Собственно, Валя и не могла ответить иначе. Она во всем под стать Борису. Передовая работница, которую в день открытия XVI съезда комсомола коммунисты обувной фабрики приняли в свою семью, студентка-заочница, мать. Она не меньше Бориса была занята общественной работой, — групкомсорг, начальник штаба «Комсомольского прожектора», спортсменка-перворазрядница.
И недаром на встрече с делегатами XVI съезда ВЛКСМ комсорг фабрики, где работала Валя, Люба Верховцева, обращаясь к Борису, сказала, что Валя достойна его и что, может быть, без Вали Борис и не стал бы таким, каким узнала его вся страна.
«Время каждого из нас — это общественное достояние… Даже если говорить о так называемом «свободном времени», обществу совсем не безразлично, как ты распорядишься им».
И еще:
«…Надо полным ковшом черпать от культуры, музеев, театров…»
В этих словах я тоже узнала Бориса, того, магнитогорского.
От полетов и работы оставалось совсем немного времени. И оно было заполнено музыкой. В доме Бахтиных она звучала много лет.

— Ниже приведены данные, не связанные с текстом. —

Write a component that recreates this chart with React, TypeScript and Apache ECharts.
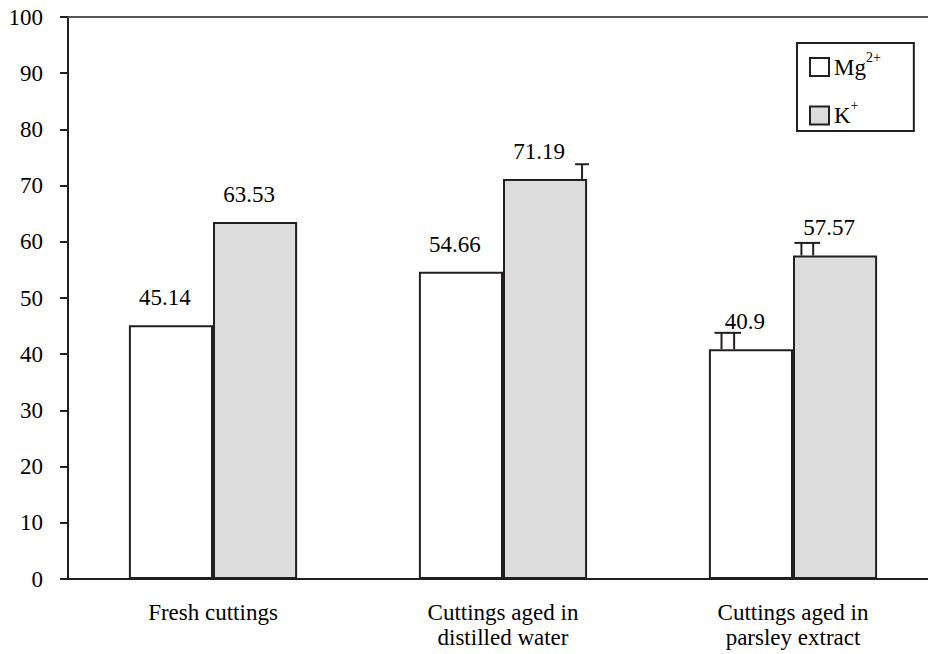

Играл Борис, играли четыре его сестры. Родители их — люди рабочие, научили ребят чувствовать жизнь тонко и возвышенно, смогли внушить детям, что есть на земле великое счастье — искусство. Девочки стали пропагандистами музыки: в Катав-Ивановской музыкальной школе работала Люда, в Брединской — Люба, а Галина совмещала дирижерскую работу с учебой в институте имени Гнесиных.
Кто знает, может, домашний микромир помог Борису подняться до своей мечты.
«Страсть, одержимость, любовь к тому делу, которое ты избрал главным в своей жизни, — это колоссальный рычаг. Если его использовать по-настоящему, большая польза будет стране, всем нам, каждому».
* * *
В тот раз домой из Магнитогорска я возвращалась самолетом. Специально купила билет на рейс, который вел Василий Шабаев. Его лицо я видела на детских карточках Бориса — черноглазый, скуластый мальчик. Они жили на одной улице. Учились в одном аэроклубе. Поступали в одно летное училище. Вместе мечтали. Но порознь подошли к мечте. Я сидела в самолете и думала, что на месте Василия мог бы быть Борис. Пилот Борис Бахтин. И вспомнила газетные вырезки о полетах космонавтов в семейном альбоме Бахтиных и слова близнецов: «Папа строит для нас ракету».